In November 2014, Fordham returned to the UK to celebrate the 25th anniversary of her album Porcelain. She performed the album in its entirety, accompanied by her long-time pianist and album producer Grant Mitchell. The Porcelain 25 tour included shows at Cadogan Hall, London, The Sage in Gateshead, and the Epstein Theatre Liverpool, before closing at the Tivoli Theatre in Wimborne. Shows in Los Angeles, San Francisco, New York and Tokyo and Osaka in Japan followed.

A tour with fellow singers Judie Tzuke and Beverley Craven, called Woman to Woman, begun in 2018, was continued into 2019, after a delay due to Craven's treatments for breast cancer. An album of the same name was also released to coincide with the tour, reaching No. 42 in the UK Albums Chart.

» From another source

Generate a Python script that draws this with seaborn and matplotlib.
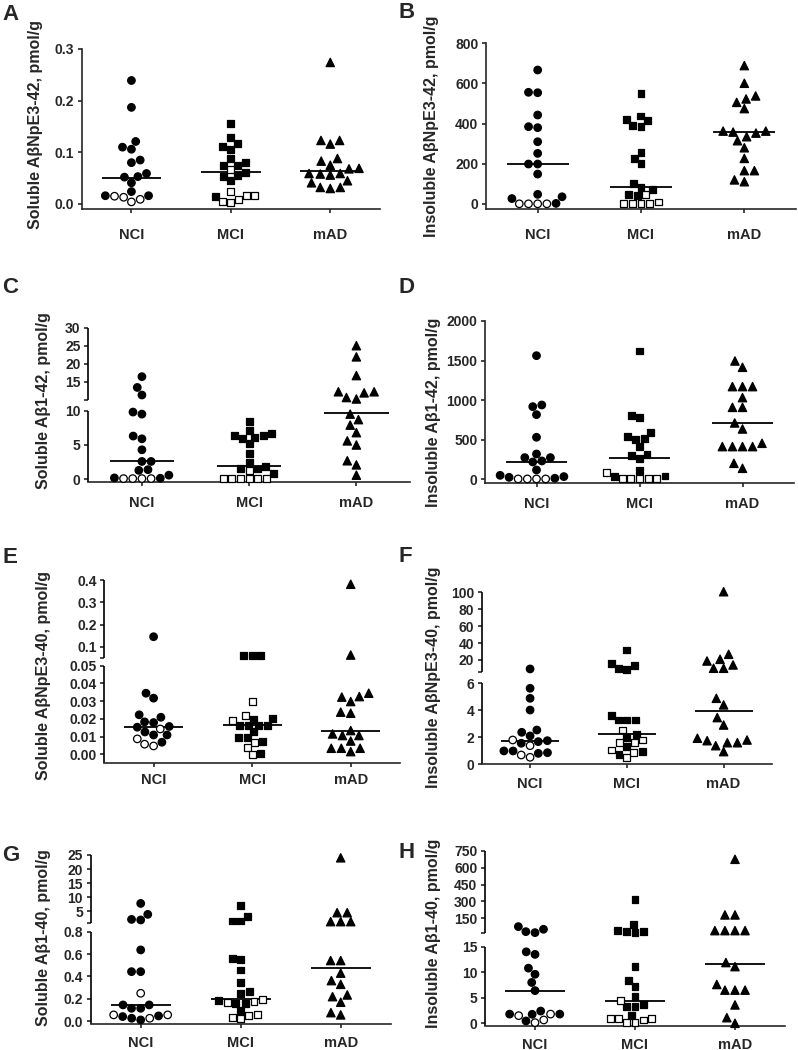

In 2019 Fordham released a new album titled Magic, written for and dedicated to her daughter Marley.

===2020s===

On the 25th October 2024, Julia released her new studio album "Earth Mate".

==Discography==
===Albums===

| Year | Album | Chart positions |  | Certifications |
| US | UK |
| 1988 | Julia Fordham | 118 | 20 | BPI: Gold; |
| 1989 | Porcelain | 74 | 13 | BPI: Silver; |
| 1991 | Swept | — | 33 |  |
| 1994 | Falling Forward | — | 21 |  |
| 1997 | East West | — | — |  |
| 1998 | The Julia Fordham Collection | — | — |  |
| 2002 | Concrete Love | — | — |  |
| 2004 | That's Life | — | — |  |
| 2005 | That's Live | — | — |  |
| 2008 | China Blue | — | — |  |
| 2010 | Unusual Suspects (with Paul Reiser) | — | — |  |
| 2013 | Under the Rainbow | — | — |  |
| 2014 | The Language of Love | — | — |  |
| 2016 | Mixed, Shaken & Stirred | — | — |  |
| Live & Untouched | — | — |  |
| 2018 | Woman to Woman (with Beverley Craven and Judie Tzuke) | — | 42 |  |
| 2019 | Magic | — | — |  |
| 2020 | Cutting Room Floor | — | — |  |
| 2024 | Earth Mate | — | — |  |
"—" denotes releases that did not chart.

===Singles===

| Year | Title | Peak chart positions |  |  |
| US Adult | US Dance | UK |
| 1983 | "Friends" / "Friendship" | — | — | — |
| 1988 | "The Comfort of Strangers" | 40 | — | 89 |
| "Happy Ever After" | 24 | — | 27 |
| "Woman of the 80s" | — | — | 83 |
| 1989 | "Where Does the Time Go?" | — | — | 41 |
| "Lock and Key" | — | — | 80 |
| "Genius / Porcelain" | — | — | — |
| 1990 | "Girlfriend / Manhattan Skyline" | — | — | — |
| 1990 | "Manhattan Skyline" | 40 | — | — |
| 1991 | "I Thought It Was You" | — | — | 64 |
| 1992 | "(Love Moves in) Mysterious Ways" | — | — | 19 |
| "I Thought It Was You" (re-issue) | — | — | 45 |
| 1994 | "Different Time Different Place" | — | — | 41 |
| "I Can't Help Myself" | — | — | 62 |
| 1995 | "Hope Prayer and Time" | — | — | 97 |
| 2002 | "Wake Up with You" | — | 10 | — |
| 2002 | "It's Another You Day" | — | — | — |
| 2004 | "Kid Gloves" | — | — | — |
| 2005 | "Happy Ever After" (re-recording) | — | — | — |
| 2010 | "Unsung Hero" (with Paul Reiser) | — | — | — |
| "Have Yourself a Merry Little Christmas" | — | — | — |
| 2011 | "Red Silk Dress" | — | — | — |
| "You Left Me for Dead" | — | — | — |
| "Christmas in London" | — | — | — |
| 2015 | "Got Your Back" (from the film Status Unknown) | — | — | — |
"—" denotes releases that did not chart.